- _EXERCISE DETAILS_: In the material below, please retype the lines from the very first through the one with "const recessionHeight = 1.2;", exactly and without pictures.

- _INFORMATION SHOWN_:
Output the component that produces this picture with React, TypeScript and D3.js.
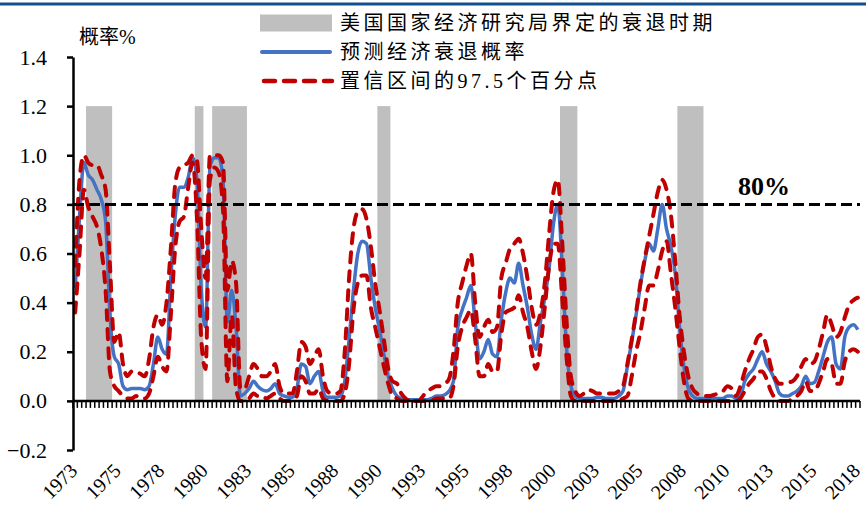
import React, { useEffect, useRef } from 'react';
import * as d3 from 'd3';

// quarterly categories 1973Q1 .. 2018Q1
const quarters: string[] = [];
for (let yr = 1973; yr <= 2018; yr++) {
  for (let q = 1; q <= 4; q++) {
    if (yr === 2018 && q > 1) break;
    quarters.push(`${yr}Q${q}`);
  }
}

const tickYears = ['1973', '1975', '1978', '1980', '1983', '1985', '1988', '1990', '1993', '1995',
  '1998', '2000', '2003', '2005', '2008', '2010', '2013', '2015', '2018'];

const yTicks = [-0.2, 0, 0.2, 0.4, 0.6, 0.8, 1.0, 1.2, 1.4];

// NBER recession periods (as drawn)
const recessionStart = ['1973Q4', '1980Q1', '1981Q1', '1990Q3', '2001Q1', '2007Q4'];
const recessionEnd = ['1975Q1', '1980Q2', '1982Q4', '1991Q1', '2001Q4', '2009Q1'];
const recessionHeight = 1.2;

// predicted recession probability
const prob = [
  0.46, 0.75, 0.97, 0.92, 0.90, 0.86, 0.82, 0.73, 0.35, 0.18,
  0.15, 0.06, 0.045, 0.05, 0.05, 0.05, 0.045, 0.06, 0.15, 0.26,
  0.21, 0.19, 0.50, 0.75, 0.87, 0.87, 0.91, 0.99, 0.90, 0.45,
  0.30, 0.95, 0.99, 0.99, 0.90, 0.32, 0.45, 0.30, 0.02, 0.03,
  0.05, 0.08, 0.06, 0.045, 0.04, 0.05, 0.07, 0.03, 0.02, 0.015,
  0.015, 0.05, 0.15, 0.14, 0.07, 0.10, 0.12, 0.04, 0.015, 0.015,
  0.015, 0.02, 0.08, 0.25, 0.45, 0.60, 0.65, 0.64, 0.50, 0.38,
  0.29, 0.19, 0.10, 0.05, 0.02, 0.01, 0.005, 0.005, 0.005, 0.005,
  0.005, 0.005, 0.01, 0.02, 0.02, 0.025, 0.04, 0.08, 0.30, 0.37,
  0.42, 0.47, 0.32, 0.17, 0.20, 0.25, 0.19, 0.18, 0.33, 0.44,
  0.50, 0.48, 0.56, 0.47, 0.38, 0.27, 0.21, 0.32, 0.42, 0.54,
  0.72, 0.80, 0.55, 0.22, 0.06, 0.02, 0.01, 0.01, 0.01, 0.01,
  0.015, 0.015, 0.01, 0.01, 0.01, 0.02, 0.04, 0.14, 0.24, 0.35,
  0.47, 0.57, 0.64, 0.61, 0.70, 0.80, 0.70, 0.63, 0.52, 0.30,
  0.14, 0.05, 0.02, 0.01, 0.01, 0.01, 0.01, 0.01, 0.01, 0.01,
  0.02, 0.02, 0.01, 0.02, 0.08, 0.11, 0.13, 0.17, 0.20, 0.15,
  0.12, 0.08, 0.03, 0.02, 0.02, 0.03, 0.04, 0.06, 0.10, 0.07,
  0.075, 0.12, 0.18, 0.24, 0.26, 0.15, 0.13, 0.26, 0.30, 0.31, 0.29,
];

// confidence band, upper
const upper = [
  0.55, 0.90, 1.00, 0.97, 0.96, 0.96, 0.92, 0.86, 0.55, 0.24,
  0.28, 0.15, 0.10, 0.12, 0.12, 0.11, 0.10, 0.17, 0.30, 0.35,
  0.31, 0.40, 0.62, 0.88, 0.95, 0.96, 0.97, 1.00, 0.98, 0.70,
  0.50, 1.00, 1.00, 1.00, 0.97, 0.45, 0.57, 0.48, 0.05, 0.05,
  0.10, 0.15, 0.13, 0.10, 0.10, 0.12, 0.15, 0.06, 0.03, 0.03,
  0.03, 0.12, 0.24, 0.22, 0.15, 0.18, 0.21, 0.10, 0.04, 0.03,
  0.03, 0.04, 0.20, 0.50, 0.70, 0.77, 0.78, 0.74, 0.63, 0.48,
  0.37, 0.25, 0.13, 0.08, 0.07, 0.03, 0.01, 0.00, 0.00, 0.00,
  0.02, 0.04, 0.05, 0.06, 0.06, 0.07, 0.09, 0.20, 0.40, 0.48,
  0.55, 0.60, 0.40, 0.26, 0.30, 0.33, 0.28, 0.30, 0.50, 0.56,
  0.62, 0.64, 0.66, 0.60, 0.50, 0.38, 0.31, 0.36, 0.48, 0.68,
  0.85, 0.90, 0.65, 0.33, 0.10, 0.04, 0.02, 0.03, 0.045, 0.04,
  0.03, 0.03, 0.03, 0.03, 0.03, 0.04, 0.06, 0.15, 0.25, 0.36,
  0.48, 0.58, 0.67, 0.76, 0.85, 0.90, 0.86, 0.76, 0.57, 0.35,
  0.20, 0.10, 0.05, 0.03, 0.02, 0.02, 0.02, 0.025, 0.03, 0.04,
  0.06, 0.05, 0.02, 0.06, 0.12, 0.17, 0.21, 0.26, 0.27, 0.22,
  0.14, 0.09, 0.07, 0.07, 0.075, 0.08, 0.10, 0.14, 0.17, 0.15,
  0.16, 0.21, 0.28, 0.35, 0.31, 0.26, 0.28, 0.34, 0.39, 0.41, 0.42,
];

// confidence band, lower
const lower = [
  0.36, 0.60, 0.86, 0.79, 0.75, 0.71, 0.62, 0.45, 0.12, 0.06,
  0.04, 0.02, 0.01, 0.01, 0.02, 0.01, 0.01, 0.03, 0.10, 0.18,
  0.14, 0.12, 0.35, 0.62, 0.73, 0.75, 0.87, 0.97, 0.75, 0.25,
  0.13, 0.90, 0.95, 0.93, 0.78, 0.08, 0.35, 0.05, 0.00, 0.00,
  0.01, 0.03, 0.02, 0.02, 0.01, 0.02, 0.03, 0.01, 0.00, 0.00,
  0.00, 0.02, 0.10, 0.08, 0.03, 0.03, 0.05, 0.01, 0.00, 0.00,
  0.00, 0.00, 0.03, 0.15, 0.37, 0.48, 0.51, 0.51, 0.38, 0.30,
  0.22, 0.14, 0.07, 0.02, 0.01, 0.00, 0.00, 0.00, 0.00, 0.00,
  0.00, 0.00, 0.00, 0.01, 0.01, 0.01, 0.01, 0.06, 0.22, 0.30,
  0.34, 0.37, 0.25, 0.10, 0.10, 0.15, 0.12, 0.12, 0.27, 0.36,
  0.37, 0.38, 0.43, 0.36, 0.30, 0.20, 0.13, 0.22, 0.38, 0.55,
  0.64, 0.64, 0.42, 0.18, 0.02, 0.00, 0.00, 0.00, 0.00, 0.00,
  0.00, 0.00, 0.00, 0.00, 0.00, 0.00, 0.01, 0.02, 0.10, 0.20,
  0.28, 0.38, 0.47, 0.47, 0.53, 0.61, 0.65, 0.52, 0.38, 0.22,
  0.08, 0.01, 0.00, 0.00, 0.00, 0.00, 0.00, 0.00, 0.00, 0.00,
  0.00, 0.00, 0.00, 0.01, 0.04, 0.07, 0.09, 0.12, 0.12, 0.09,
  0.04, 0.01, 0.00, 0.00, 0.00, 0.01, 0.02, 0.04, 0.08, 0.04,
  0.04, 0.07, 0.12, 0.17, 0.15, 0.07, 0.07, 0.16, 0.20, 0.21, 0.20,
];

const threshold = 0.8;

const legendItems = ['美国国家经济研究局界定的衰退时期', '预测经济衰退概率', '置信区间的97.5个百分点'];

const SERIF = "'Liberation Serif', 'Times New Roman', serif";
const CJK = "'Liberation Serif', 'Noto Sans CJK SC', sans-serif";

const RecessionChart = () => {
  const chartRef = useRef<SVGSVGElement>(null);

  useEffect(() => {
    const svg = d3.select(chartRef.current)
      .attr('width', 866)
      .attr('height', 507);

    svg.selectAll('*').remove();

    svg.append('rect').attr('width', 866).attr('height', 507).attr('fill', '#fff');

    // header rule
    svg.append('rect')
      .attr('x', 0).attr('y', 2.5).attr('width', 866).attr('height', 3)
      .attr('fill', '#11508f');

    const x = d3.scaleBand<string>()
      .domain(quarters)
      .range([73, 860])
      .padding(0);
    const bw = x.bandwidth();
    const cx = (i: number) => (x(quarters[i]) as number) + bw / 2;

    const y = d3.scaleLinear()
      .domain([-0.2, 1.4])
      .range([450, 57]);

    // recession shading
    svg.append('g')
      .selectAll('rect')
      .data(recessionStart)
      .enter().append('rect')
      .attr('x', d => x(d) as number)
      .attr('width', (d, i) => (x(recessionEnd[i]) as number) + bw - (x(d) as number))
      .attr('y', y(recessionHeight))
      .attr('height', y(0) - y(recessionHeight))
      .attr('fill', '#bfbfbf');

    const line = d3.line<number>()
      .x((d, i) => cx(i))
      .y(d => y(d))
      .curve(d3.curveMonotoneX);

    svg.append('path')
      .datum(prob)
      .attr('d', line)
      .attr('fill', 'none')
      .attr('stroke', '#4472c4')
      .attr('stroke-width', 3.5)
      .attr('stroke-linejoin', 'round');

    [upper, lower].forEach(series => {
      svg.append('path')
        .datum(series)
        .attr('d', line)
        .attr('fill', 'none')
        .attr('stroke', '#c00000')
        .attr('stroke-width', 4)
        .attr('stroke-linecap', 'round')
        .attr('stroke-dasharray', '10 9');
    });

    // 80% threshold
    svg.append('line')
      .attr('x1', 73).attr('x2', 860)
      .attr('y1', y(threshold)).attr('y2', y(threshold))
      .attr('stroke', '#000')
      .attr('stroke-width', 3)
      .attr('stroke-dasharray', '11 5');

    svg.append('text')
      .attr('x', 738).attr('y', y(threshold) - 9)
      .attr('font-family', SERIF)
      .attr('font-weight', 'bold')
      .attr('font-size', 26)
      .text('80%');

    // y axis
    const yAxis = svg.append('g')
      .attr('transform', 'translate(73,0)')
      .call(d3.axisLeft(y)
        .tickValues(yTicks)
        .tickFormat(d3.format('.1f'))
        .tickSize(6)
        .tickSizeOuter(0)
        .tickPadding(20));
    yAxis.select('.domain').attr('stroke-width', 2.5);
    yAxis.selectAll('.tick line').attr('stroke-width', 2.5);
    yAxis.selectAll('.tick text')
      .attr('font-family', SERIF)
      .attr('font-size', 22)
      .attr('fill', '#000');

    // x axis at zero
    const y0 = y(0);
    svg.append('g')
      .selectAll('line')
      .data(d3.range(quarters.length + 1))
      .enter().append('line')
      .attr('x1', i => (i < quarters.length ? (x(quarters[i]) as number) : 860))
      .attr('x2', i => (i < quarters.length ? (x(quarters[i]) as number) : 860))
      .attr('y1', y0)
      .attr('y2', y0 + 7)
      .attr('stroke', '#000')
      .attr('stroke-width', 1.5);
    svg.append('line')
      .attr('x1', 73).attr('x2', 860)
      .attr('y1', y0).attr('y2', y0)
      .attr('stroke', '#000')
      .attr('stroke-width', 2.5);

    svg.append('g')
      .selectAll('text')
      .data(tickYears)
      .enter().append('text')
      .attr('transform', (d, k) => `translate(${cx(k * 10) + 3.5},472) rotate(-45)`)
      .attr('text-anchor', 'end')
      .attr('font-family', SERIF)
      .attr('font-size', 20)
      .text(d => d);

    // unit label
    svg.append('text')
      .attr('x', 79).attr('y', 44)
      .attr('font-family', CJK)
      .attr('font-size', 20)
      .text('概率%');

    // legend
    const lg = svg.append('g');
    const rowY = [23, 52, 81];
    lg.append('rect')
      .attr('x', 260).attr('y', rowY[0] - 8.5).attr('width', 72).attr('height', 17)
      .attr('fill', '#bfbfbf');
    lg.append('line')
      .attr('x1', 262).attr('x2', 330).attr('y1', rowY[1]).attr('y2', rowY[1])
      .attr('stroke', '#4472c4').attr('stroke-width', 4).attr('stroke-linecap', 'round');
    lg.append('line')
      .attr('x1', 264).attr('x2', 332).attr('y1', rowY[2]).attr('y2', rowY[2])
      .attr('stroke', '#c00000').attr('stroke-width', 4.5)
      .attr('stroke-linecap', 'round').attr('stroke-dasharray', '11 9');
    lg.selectAll('text.item')
      .data(legendItems)
      .enter().append('text')
      .attr('class', 'item')
      .attr('x', 340)
      .attr('y', (d, i) => rowY[i])
      .attr('dy', '0.35em')
      .attr('font-family', CJK)
      .attr('font-size', 20)
      .attr('letter-spacing', 3.5)
      .text(d => d);
  }, []);

  return <svg ref={chartRef} style={{ position: 'absolute', left: 0, top: 0 }}></svg>;
};

export default function App() {
  return <RecessionChart />;
}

- _THE REPLY_:
Output the component that produces this picture with React, TypeScript and D3.js.
import React, { useEffect, useRef } from 'react';
import * as d3 from 'd3';

// quarterly categories 1973Q1 .. 2018Q1
const quarters: string[] = [];
for (let yr = 1973; yr <= 2018; yr++) {
  for (let q = 1; q <= 4; q++) {
    if (yr === 2018 && q > 1) break;
    quarters.push(`${yr}Q${q}`);
  }
}

const tickYears = ['1973', '1975', '1978', '1980', '1983', '1985', '1988', '1990', '1993', '1995',
  '1998', '2000', '2003', '2005', '2008', '2010', '2013', '2015', '2018'];

const yTicks = [-0.2, 0, 0.2, 0.4, 0.6, 0.8, 1.0, 1.2, 1.4];

// NBER recession periods (as drawn)
const recessionStart = ['1973Q4', '1980Q1', '1981Q1', '1990Q3', '2001Q1', '2007Q4'];
const recessionEnd = ['1975Q1', '1980Q2', '1982Q4', '1991Q1', '2001Q4', '2009Q1'];
const recessionHeight = 1.2;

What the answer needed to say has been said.